For the sake of the Buddha Dharma and all living beings, he converted one hundred thousand non-Buddhists, among them the master Aśvaghoṣa, to Buddhism. To ensure the preservation of the essential tenets of Nāgārjuna’s doctrine, he founded extensive centers of the vehicle’s teachings in various regions across East and West India.

He indeed founded twenty-four monasteries around Nagarjuna Konda, where he mentored numerous disciples and significantly expanded the dissemination of Buddhist teachings rooted in the Sanskrit tradition.

When he was aged, one day he was doing meditation under a tree, few Non-Buddhist had long time resentment that the master had defeated many non-Buddhist masters, they waited and took an opportunity to come him alone under the tree, said that you defeated our masters by your flexible tongue. we will rip off your stomach, Let’s see who is victorious.They stabbed him.

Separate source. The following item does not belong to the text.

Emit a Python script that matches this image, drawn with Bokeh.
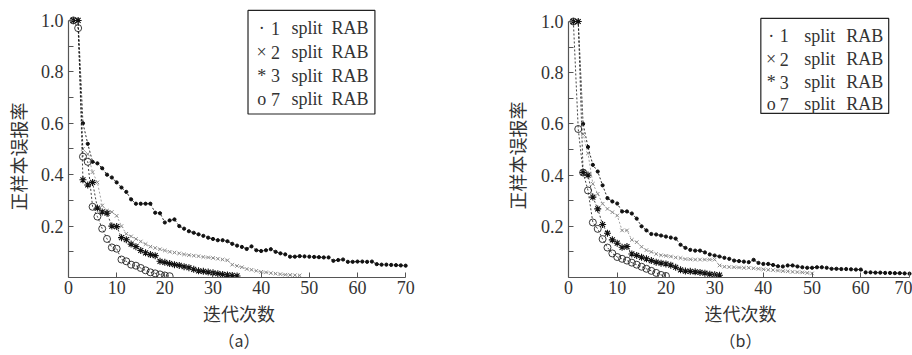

Master Aryadeve patiently waited for a moment, feeling a profound sense of compassion for the man who had just stabbed him. Understanding that the essence of their disagreement lay in philosophical debate rather than violence, he calmly addressed the assailant. “Our dispute is rooted in matters of philosophical interpretation, not in the use of force,” he explained. “Even if you destroy my body, you cannot extinguish the teachings of the Buddha. Your actions stem from ignorance, leading to inappropriate conduct.” Despite the pain inflicted upon him, Nagarjuna harbored no anger towards his attacker. Instead, he warned the man to flee quickly before his disciples arrived. “My followers are approaching, and while many strive to cultivate patience, some may not possess such restraint. If they witness your attack, they may seek revenge. It is in your best interest to leave swiftly,” he advised with unwavering composure.

The non-Buddhist, struck by master’s remarkable compassion even in the face of violence, felt a profound sense of admiration for his adversary’s noble character. Overwhelmed by remorse, he confessed his actions to Nagarjuna and swiftly fled the scene.

However, when Aryadeva’s disciples, lacking the practice of patience, arrived and saw their revered master bleeding from the attack, they were consumed by anger. Recognizing the danger of their emotions, Aryadeva, a prominent disciple of Nagarjuna, emphasized the importance of cultivating patience as a fundamental aspect of Dharma practice.

Despite the severity of his injuries, Aryadeva demonstrated his commitment to the teachings by composing the hundred-syllable text of the Middle Way with his own blood. In doing so, he left behind a profound testament to his dedication to the Dharma and the welfare of all living beings. Eventually, he peacefully passed away, leaving behind a legacy of wisdom and compassion that continues to inspire practitioners to this day.